How TENET Is Like A Zen Koan
Meditation by gunfire
I went into TENET not expecting to understand anything, and this was an entirely satisfying experience. As the Robert Pattinson character explains about the grandfather paradox, you’re not supposed to understand, it’s a paradox.
This I think is the intended meaning of the film. Lean into the confusion, because therein lies understanding.
A slight and wholly inadequate digression into Buddhism
A Zen koan is a statement like "two hands clap and there is a sound, what is the sound of one hand?" This is understood as a meditation on meaninglessness, but it's more than that. It is, indeed, above conventional understanding.
From the Buddhist perspective, dualistic reality itself is meaningless. Reality is the illusion, and the koan is reality.
I have never practiced Zen but in vipassana meditation we try to tame the 'monkey mind' with something simpler. By just focusing on breath.
When you first sit in meditation it's like entering a stream, a stream of your own consciousness. The voice in your head is constantly naming, judging, questioning. Your breath is like a rope in the water, you just hold onto it until the stream dies down. If you can hold focus then your internal stream of words slows down and, for very brief moments, completely disappears. Waters run clear.
In those moments you can experience non-duality.
In those moments you're technically thinking about nothing but also everything. You can feel a world where good and bad coexist, where zero and infinity are equal, where nothing is or is not but is both states at once. It is an experience of reality as it is (and is not).
For me, this perception lasts maybe a few seconds. Then language claws everything back down to this dimension, naming, classifying, destroying meaning as much as it creates.
The point is that there is a level of understanding which requires obliterating what our comfortable level of understanding is. You cannot do it with language. The master's tools will never dismantle the master's house.
I think that Nolan is trying to do it with film.
Not your mama’s Matrix
TENET is comparable to mind-benders like The Matrix, but with one key difference. At the end of the Matrix you get it. And the end of TENET, you do not. I would argue that this is the point. I’ve heard it called a puzzle box with nothing inside. And yet, this is something.
Like a Zen koan, the wisdom is in the seeming meaninglessness. The real question is how much we should understand violations of our basic physics, like the idea that time flows forwards. Any premise like this, fully explored, should be confusing.

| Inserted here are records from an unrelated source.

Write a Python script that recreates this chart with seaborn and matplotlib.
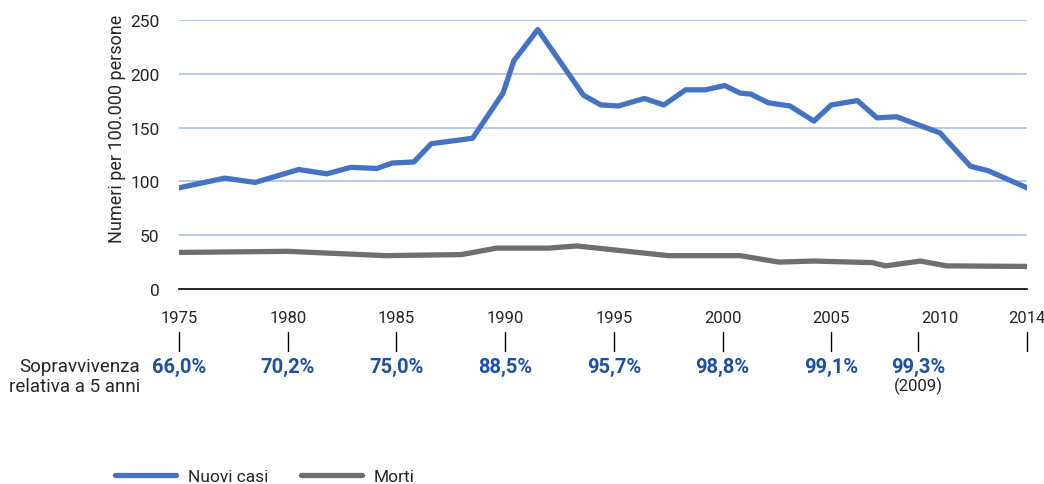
import numpy as np
import pandas as pd
import matplotlib
matplotlib.use("Agg")
import matplotlib.pyplot as plt
import matplotlib.transforms as mtransforms
import seaborn as sns

# Nuovi casi (per 100.000 persone)
anni_casi = [1975.0, 1977.1, 1978.5, 1980.5, 1981.8, 1982.9, 1984.1, 1984.8, 1985.8,
             1986.6, 1988.5, 1989.9, 1990.4, 1991.5, 1993.6, 1994.4, 1995.2, 1996.4,
             1997.3, 1998.3, 1999.2, 2000.1, 2000.8, 2001.3, 2002.1, 2003.1, 2004.2,
             2005.0, 2006.2, 2007.1, 2008.0, 2010.0, 2011.4, 2012.2, 2014.0]
valori_casi = [94, 103, 99, 111, 107, 113, 112, 117, 118,
               135, 140, 182, 212, 241, 180, 171, 170, 177,
               171, 185, 185, 189, 182, 181, 173, 170, 156,
               171, 175, 159, 160, 145, 114, 110, 94]

# Morti (per 100.000 persone)
anni_morti = [1975.0, 1980.0, 1984.5, 1988.0, 1989.6, 1992.0, 1993.3, 1997.5,
              2000.8, 2002.6, 2004.2, 2006.9, 2007.5, 2009.1, 2010.3, 2014.0]
valori_morti = [34, 35, 31, 32, 38, 38, 40, 31,
                31, 25, 26, 24.5, 21.5, 26, 21.5, 21]

# Sopravvivenza relativa a 5 anni
anni_sopr = [1975, 1980, 1985, 1990, 1995, 2000, 2005, 2009]
etichette_sopr = ["66,0%", "70,2%", "75,0%", "88,5%", "95,7%", "98,8%", "99,1%", "99,3%"]
anni_trattini = anni_sopr + [2014]
anni_tick = [1975, 1980, 1985, 1990, 1995, 2000, 2005, 2010, 2014]

df = pd.concat([
    pd.DataFrame({"anno": anni_casi, "valore": valori_casi, "serie": "Nuovi casi"}),
    pd.DataFrame({"anno": anni_morti, "valore": valori_morti, "serie": "Morti"}),
])

sns.set_style("white")
plt.rcParams["font.family"] = ["Roboto", "DejaVu Sans"]

fig = plt.figure(figsize=(10.44, 4.85), dpi=100)
ax = fig.add_axes([0.1715, 0.402, 0.8122, 0.555])

sns.lineplot(data=df, x="anno", y="valore", hue="serie",
             palette={"Nuovi casi": "#4472c4", "Morti": "#6f6f6f"},
             linewidth=3.8, ax=ax, legend=True, estimator=None, sort=True)

ax.set_xlim(1975, 2014)
ax.set_ylim(0, 250)
ax.set_yticks([0, 50, 100, 150, 200, 250])
ax.set_xticks(anni_tick)
ax.set_xticklabels([str(a) for a in anni_tick], fontsize=12)
ax.tick_params(axis="y", length=0, pad=14, labelsize=12.5)
ax.tick_params(axis="x", length=10, width=1, direction="out", pad=5, color="black")
ax.yaxis.grid(True, color="#a9c0e4", linewidth=1.2)
ax.set_axisbelow(True)
for g, t in zip(ax.yaxis.get_gridlines(), ax.get_yticks()):
    if t == 0:
        g.set_visible(False)
for s in ["left", "top", "right"]:
    ax.spines[s].set_visible(False)
ax.spines["bottom"].set_color("black")
ax.spines["bottom"].set_linewidth(1.2)
ax.set_xlabel("")
ax.set_ylabel("Numeri per 100.000 persone", fontsize=13)
ax.yaxis.set_label_coords(-0.062, 0.60)

# legenda in basso
handles, labels = ax.get_legend_handles_labels()
ax.get_legend().remove()
fig.legend(handles, labels, loc="center left", bbox_to_anchor=(0.095, 0.016),
           ncol=2, frameon=False, fontsize=12.5, handlelength=3.5,
           columnspacing=1.9, handletextpad=0.7)

# sopravvivenza sotto l'asse
blend = mtransforms.blended_transform_factory(ax.transData, fig.transFigure)
for a in anni_trattini:
    ax.plot([a, a], [1 - 333 / 485, 1 - 352 / 485], color="black", linewidth=1,
            transform=blend, clip_on=False)
for a, t in zip(anni_sopr, etichette_sopr):
    ax.text(a, 1 - 367 / 485, t, transform=blend, ha="center", va="center",
            fontsize=14.5, fontweight="bold", color="#1d4fa6")
ax.text(2009, 1 - 386 / 485, "(2009)", transform=blend, ha="center", va="center",
        fontsize=12, color="#222222")
fig.text(140 / 1044, 1 - 367 / 485, "Sopravvivenza", ha="right", va="center", fontsize=13.5)
fig.text(140 / 1044, 1 - 387 / 485, "relativa a 5 anni", ha="right", va="center", fontsize=13.5)

fig.savefig("out.png", dpi=100)
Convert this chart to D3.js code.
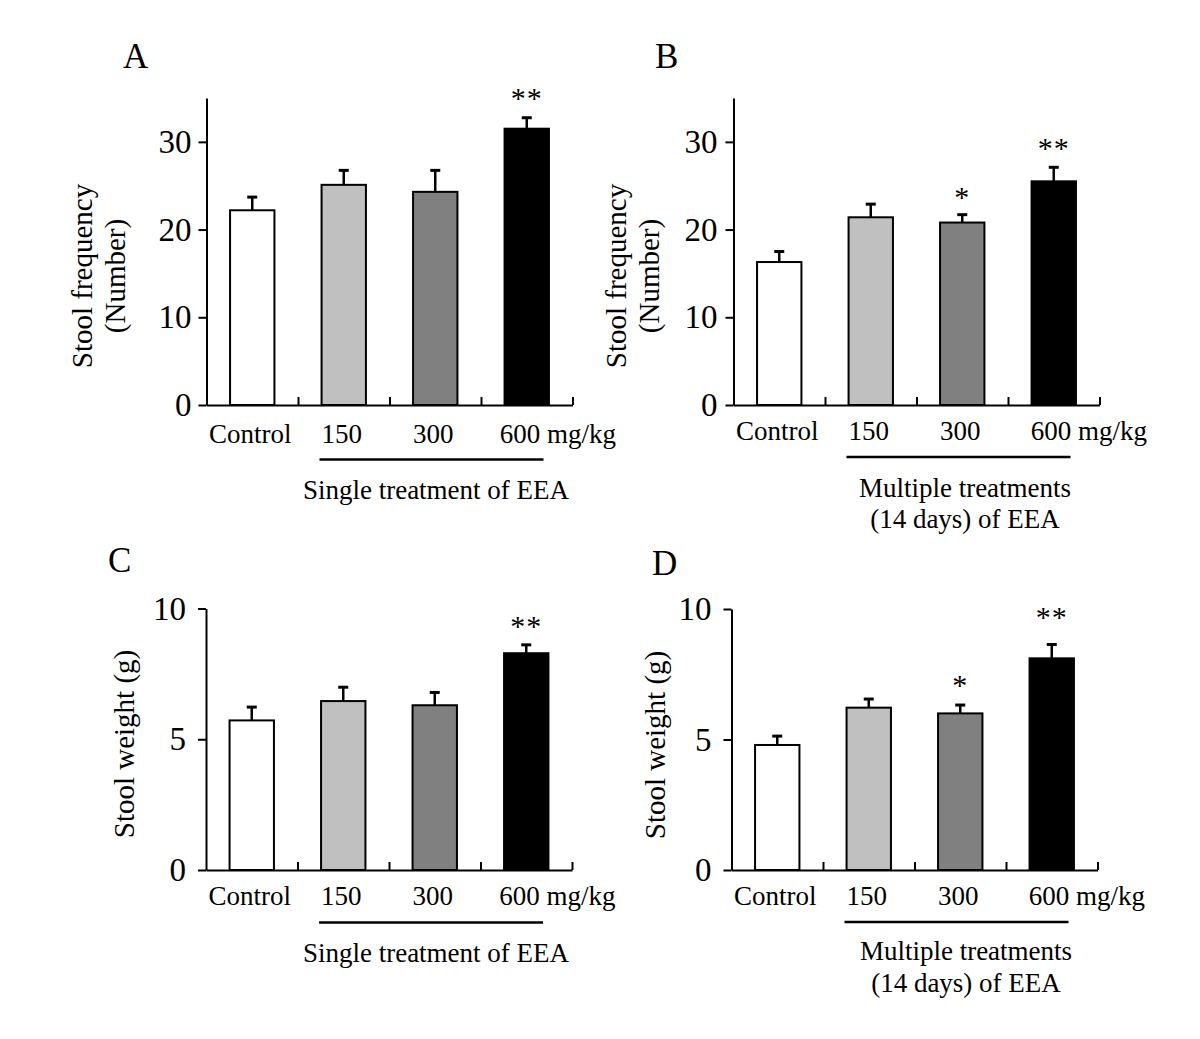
<!DOCTYPE html>
<html>
<head>
<meta charset="utf-8">
<script src="https://cdn.jsdelivr.net/npm/d3@7"></script>
<style>
  html, body { margin: 0; padding: 0; background: #fff; }
  svg text { font-family: "Liberation Serif", "Times New Roman", serif; fill: #000; }
</style>
</head>
<body>
<svg id="chart" width="1200" height="1039"></svg>
<script>
// ---------- data ----------
const categories = ["Control", "150", "300", "600"];
const unitLabel = "mg/kg";
const barColors = ["#ffffff", "#c0c0c0", "#808080", "#000000"];

const freqSingleMean = [22.2, 25.1, 24.3, 31.5];
const freqSingleErr  = [1.5, 1.65, 2.45, 1.25];
const freqSingleSig  = ["", "", "", "**"];

const freqMultiMean = [16.3, 21.4, 20.8, 25.5];
const freqMultiErr  = [1.2, 1.5, 0.9, 1.6];
const freqMultiSig  = ["", "", "*", "**"];

const weightSingleMean = [5.72, 6.46, 6.30, 8.29];
const weightSingleErr  = [0.51, 0.53, 0.49, 0.32];
const weightSingleSig  = ["", "", "", "**"];

const weightMultiMean = [4.79, 6.22, 6.00, 8.11];
const weightMultiErr  = [0.34, 0.33, 0.32, 0.53];
const weightMultiSig  = ["", "", "*", "**"];

const freqTicks = [0, 10, 20, 30];
const weightTicks = [0, 5, 10];

const freqTitle = ["Stool frequency", "(Number)"];
const weightTitle = ["Stool weight (g)"];
const singleGroup = ["Single treatment of EEA"];
const multiGroup = ["Multiple treatments", "(14 days) of EEA"];

// ---------- layout ----------
const panels = [
  { letter: "A", lx: 123, ly: 68, x0: 206.5, y0: 405, top: 98, max: 35, ticks: freqTicks,
    mean: freqSingleMean, err: freqSingleErr, sig: freqSingleSig, sigGap: [25, 25, 25, 25],
    title: freqTitle, titleX: [92, 125], titleY: 276, tickPad: 7,
    labelY: 443, lastDx: -27, ulY: 459.5, group: singleGroup, groupX: 436, groupY: [499] },
  { letter: "B", lx: 655, ly: 68, x0: 733.5, y0: 405, top: 98, max: 35, ticks: freqTicks,
    mean: freqMultiMean, err: freqMultiErr, sig: freqMultiSig, sigGap: [24, 24, 23, 24],
    title: freqTitle, titleX: [626, 659], titleY: 276, tickPad: 8,
    labelY: 440, lastDx: -23, ulY: 457, group: multiGroup, groupX: 965, groupY: [497, 528] },
  { letter: "C", lx: 108, ly: 572, x0: 206, y0: 870, top: 608.5, max: 10, ticks: weightTicks,
    mean: weightSingleMean, err: weightSingleErr, sig: weightSingleSig, sigGap: [24, 24, 24, 24],
    title: weightTitle, titleX: [134], titleY: 744, tickPad: 12,
    labelY: 905, lastDx: -27, ulY: 922.5, group: singleGroup, groupX: 436, groupY: [962] },
  { letter: "D", lx: 652, ly: 575, x0: 731.5, y0: 870, top: 609, max: 10, ticks: weightTicks,
    mean: weightMultiMean, err: weightMultiErr, sig: weightMultiSig, sigGap: [25, 25, 25, 32],
    title: weightTitle, titleX: [665], titleY: 745, tickPad: 12,
    labelY: 905, lastDx: -23, ulY: 922, group: multiGroup, groupX: 966, groupY: [960, 992] }
];

const svg = d3.select("#chart");
const plotW = 366;

panels.forEach(p => {
  const g = svg.append("g");

  const x = d3.scaleBand().domain(categories)
    .range([p.x0, p.x0 + plotW]).paddingInner(0.515).paddingOuter(0.2575);
  const y = d3.scaleLinear().domain([0, p.max]).range([p.y0, p.top]);
  const xi = d3.scaleLinear().domain([0, categories.length]).range([p.x0, p.x0 + plotW]);

  // panel letter
  g.append("text").attr("x", p.lx).attr("y", p.ly)
    .attr("font-size", 35).text(p.letter);

  // bars
  g.selectAll("rect.bar").data(categories).join("rect")
    .attr("class", "bar")
    .attr("x", d => x(d))
    .attr("width", x.bandwidth())
    .attr("y", (d, i) => y(p.mean[i]))
    .attr("height", (d, i) => p.y0 - y(p.mean[i]))
    .attr("fill", (d, i) => barColors[i])
    .attr("stroke", "#000").attr("stroke-width", 2);

  // error bars
  const cx = d => x(d) + x.bandwidth() / 2;
  g.selectAll("line.err").data(categories).join("line")
    .attr("x1", cx).attr("x2", cx)
    .attr("y1", (d, i) => y(p.mean[i]))
    .attr("y2", (d, i) => y(p.mean[i] + p.err[i]))
    .attr("stroke", "#000").attr("stroke-width", 2.5);
  g.selectAll("line.cap").data(categories).join("line")
    .attr("x1", d => cx(d) - 5).attr("x2", d => cx(d) + 5)
    .attr("y1", (d, i) => y(p.mean[i] + p.err[i]))
    .attr("y2", (d, i) => y(p.mean[i] + p.err[i]))
    .attr("stroke", "#000").attr("stroke-width", 3);

  // significance
  g.selectAll("text.sig").data(categories).join("text")
    .attr("x", cx)
    .attr("y", (d, i) => y(p.mean[i] + p.err[i]) - p.sigGap[i] + 15)
    .attr("text-anchor", "middle").attr("font-size", 30)
    .attr("letter-spacing", 1)
    .text((d, i) => p.sig[i]);

  // y axis
  const yAxis = g.append("g").attr("transform", `translate(${p.x0},0)`)
    .call(d3.axisLeft(y).tickValues(p.ticks).tickSize(8).tickSizeOuter(0)
      .tickPadding(p.tickPad).tickFormat(d3.format("d")));
  yAxis.select(".domain").attr("stroke-width", 2);
  yAxis.selectAll(".tick line").attr("stroke-width", 2);
  yAxis.selectAll(".tick text").attr("font-size", 33)
    .attr("font-family", "Liberation Serif, Times New Roman, serif");

  // x axis (tick marks at band edges, pointing up)
  const xAxis = g.append("g").attr("transform", `translate(0,${p.y0})`)
    .call(d3.axisBottom(xi).tickValues(d3.range(1, categories.length + 1))
      .tickSize(-8).tickSizeOuter(0).tickFormat(""));
  xAxis.select(".domain").attr("stroke-width", 2);
  xAxis.selectAll(".tick line").attr("stroke-width", 2);

  // category labels
  categories.forEach((c, i) => {
    const last = i === categories.length - 1;
    g.append("text")
      .attr("x", last ? cx(c) + p.lastDx : cx(c) - 2)
      .attr("y", p.labelY)
      .attr("text-anchor", last ? "start" : "middle")
      .attr("font-size", 27)
      .text(last ? c + " " + unitLabel : c);
  });

  // group underline
  g.append("line")
    .attr("x1", p.x0 + 113).attr("x2", p.x0 + 337)
    .attr("y1", p.ulY).attr("y2", p.ulY)
    .attr("stroke", "#000").attr("stroke-width", 2.5);
  p.group.forEach((t, k) => {
    g.append("text").attr("x", p.groupX).attr("y", p.groupY[k])
      .attr("text-anchor", "middle").attr("font-size", 27).text(t);
  });

  // y title
  p.title.forEach((t, k) => {
    g.append("text")
      .attr("transform", `translate(${p.titleX[k]},${p.titleY}) rotate(-90)`)
      .attr("text-anchor", "middle").attr("font-size", 29).text(t);
  });
});
</script>
</body>
</html>
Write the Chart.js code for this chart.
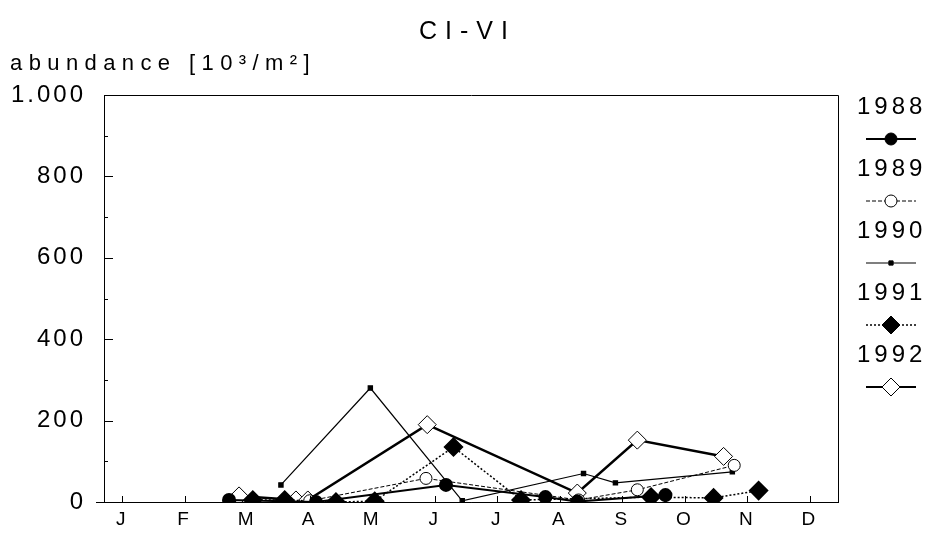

Take, for example, the experience of a Square living in Flatland. What they see is just a line — the blue line above. In this fiction, closeness is denoted by brightness. But all they experience is that thin blue line.
Hence when a Sphere comes to Flatland, all Square sees is a blue line as she passes through his plane of vision. His plane of existence. Any film about a Sphere would would, by definition, be confusing to a 2D square.
This is what understanding anything truly challenging to our physics is like. The reason most movies are not confusing is not necessarily because they’re better made, but because they’re not exploring truly confusing topics.
That said
That said, Christopher Nolan does not make it easy. Understanding two cats flowing in two different time directions would be hard enough. He makes a story about arms dealers, the end of the world, some child custody drama, and lots of violence. It would be confusing in one time-dimension but is indecipherable in two.
Then there is the audio mix, which I think is done accurately, but when people are wearing masks during gun battles or screaming at each other on hydrofoils, you quite accurately cannot understand WTF is anyone is saying.
Chris Nolan’s thing is very much grand ideas as the backdrop for fist-fights, sort of meditation by automatic gunfire. Is this how I would explore the concepts? No, but it’s his art.
How to watch it
The film itself is full of literal direction on how to watch it. The first scientist literally doesn’t bother to explain stuff to the protagonist, and tells him to just feel it. Once you let go of the instinct to understand everything (which is impossible here), you can begin to understand something.
The basic premise behind the film is relatively simple. Time can flow backwards as well as forwards. In the future they have figured this out, with metal and then with human beings, and thus the future is pressing into the present. How this works is necessarily confusing.
I won’t even begin to explain it, any more than I can explain the experience of meditation. You can, but it’s like drawing a map. You necessarily lose either shape or size or something that makes it whole. You can just watch the movie yourself.
If you can relax into it you get a meditation by gunfire into what it would be like if the future and present collided, while remaining relentlessly militarized. The experience is like a Zen koan, what is the experience of time flowing backwards and forwards. I don’t know, it’s impossible, but through this film, you can feel it.